The Movie Waffler New Release Review - The Iceman | The Movie Waffler

New Release Review - The Iceman

True story of America's most prolific hitman.

Directed by: Ariel Vromen
Starring: Michael Shannon, Winona Ryder, Chris Evans, Ray Liotta, David Schwimmer, Robert Davi, James Franco, Stephen Dorff

Richard Kuklinski (Shannon) takes a job wiping out the enemies of mob boss Roy Demeo (Liotta), to provide for his wife (Ryder) and two young daughters. He becomes prolific, (Kuklinski's victims are thought to number well over a hundred), seemingly addicted to killing. When Demeo orders him to take a break, Kuklinski becomes increasingly agitated. A chance encounter with a fellow hitman, Mr Freezy (Evans), leads the two to form a partnership, but Kuklinski begins to grow more and more paranoid.
There were two approaches Vromen could have taken with his true life tale of America's most notorious Mafia hitman - film it as a gangster movie or a serial killer flick. He chooses the former, and digs himself into a hole as a result.
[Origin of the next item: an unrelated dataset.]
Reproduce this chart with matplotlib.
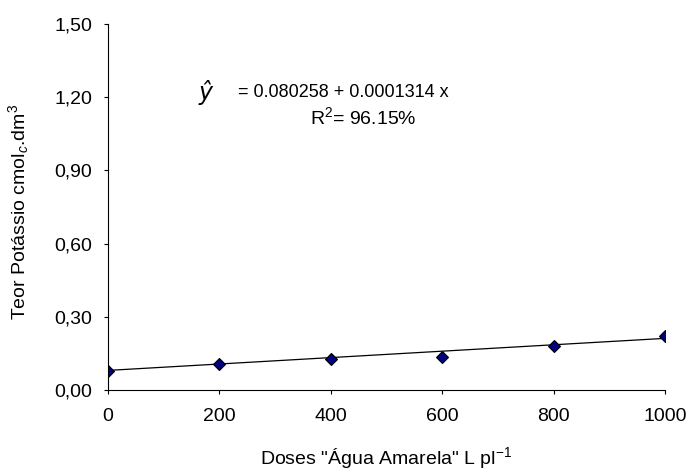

The gangster movie, with its rise-and-fall structure, relies on a protagonist the audience can envy, if not empathize with. (Think of the charismatic monsters essayed by Cagney and Pacino). Nobody in their right mind would envy Kuklinski's life. It's never even made clear just how much money he's being paid for his handywork. He's certainly not someone we can empathize with. Once we've witnessed him cold-bloodedly murder a homeless man at the movie's start, it's impossible for us to get on his side.
Shannon does a great job with a poorly fleshed out character but he's battling against a badly written script. We learn nothing about this character. Save for an encounter with a pornographer (Franco), in which he questions the existence of God, we don't see him interact with his victims; the killings are relegated to a few quick montages. As his wife, Ryder puts in a good shift but, again, the character is poorly developed, another stereotypical "wife who knew nothing of her husband's work". In the support roles, there's a lot of casting against type. Evans and Schwimmer are unintentionally amusing at times, (more the writer's fault than theirs), all "Joysey" accents and comedy mustaches.
From a dramatic point of view, the film's biggest problem is the lack of an antagonist. We're denied seeing the police investigation into his killings which means the film is devoid of suspense. Think of a 'Columbo' episode. Now think of that episode without Columbo. That's 'The Iceman'.